A secret sauce for program delivery collaboration doesn't mean the agencies don't also use the knowledge-sharing techniques in which the cross-agency priority goals teams specialize.

"When we identify an innovative project," one agency Urban Waters participant told me, "we have an infrastructure to spread information about it, so we can try to socialize it to make it habitual. We can do this because we have a national partnership and not just 19 separate locations that don't talk with each other."

At a more micro level, Ewen told me that "being able to work with EPA and observe their process for standing up a new program was helpful for me. I could see analogies to how we could work."

The partnership is developing a national handbook for any location anywhere in the United States to implement an urban waters partnership.

One final observation that might apply to other cross-agency programmatic collaborations is that the partnership's participants are entrepreneurial in the sense that they actively explore their environment for opportunities not already being exploited. Many projects begin with a narrow focus and then accumulate new purposes over time. Thus, the East Capitol Urban Farm in Washington's Anacostia neighborhood started when Interior's Fish and Wildlife Service and EPA became concerned about a water quality issue, namely that impoverished people in the neighborhood were catching and eating contaminated fish from the Anacostia River.

The original idea -- developed mainly by the Fish and Wildlife Service and the University of the District of Columbia -- was to get fish seeded in a new location near the river for people to fish safely. But gradually this morphed to include a green infrastructure component for using newly developed agricultural land to improve management of stormwater, along with park space (for recreation but also part of green infrastructure) and a farmer's market.

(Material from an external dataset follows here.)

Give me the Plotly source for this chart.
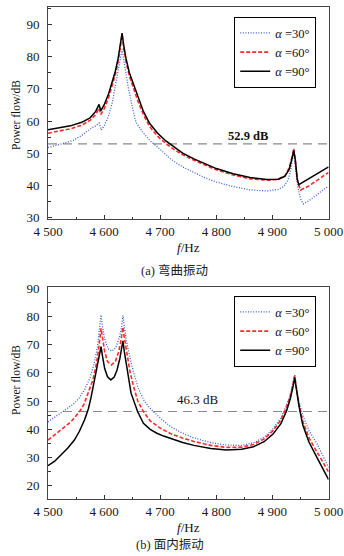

With each new feature, the Urban Farm took on more uses and gained more constituencies, some of whom could provide financial support. With no dedicated budget or established organizational infrastructure, people working on the partnership needed to hustle to put together funding and capacity on an improvised basis. Not surprisingly, that kind of work tends to attract folks outside the bureaucratic mainstream.

As I learned about the Urban Waters Partnership, I was reminded of a blog post I wrote awhile ago on a cross-agency effort led by the General Services Administration to promote "citizen science," which similarly emerged despite a nonexistent budget with a lot of hustling and entrepreneurial leadership, in this case from Kelly Olson of GSA. Indeed, Shah and Olson -- two women a bit outside the standard mold -- remind me of each other.

This week the partnership is hosting its third Urban Waters National Training Workshop in Arlington, Va., which is bringing together 450 participants from across the country, representing all levels of government, the nonprofit world, community organizations, philanthropic groups and business.

I don't think I would go so far as to claim that cross-agency collaborations involved in actual program delivery are the wave of the future for government. But I do think that smart and mission-oriented government managers should be making them part of their toolkit to consider how better to deliver value to the public. Managers should look for entrepreneurial types in their organizations to do the cross-agency work.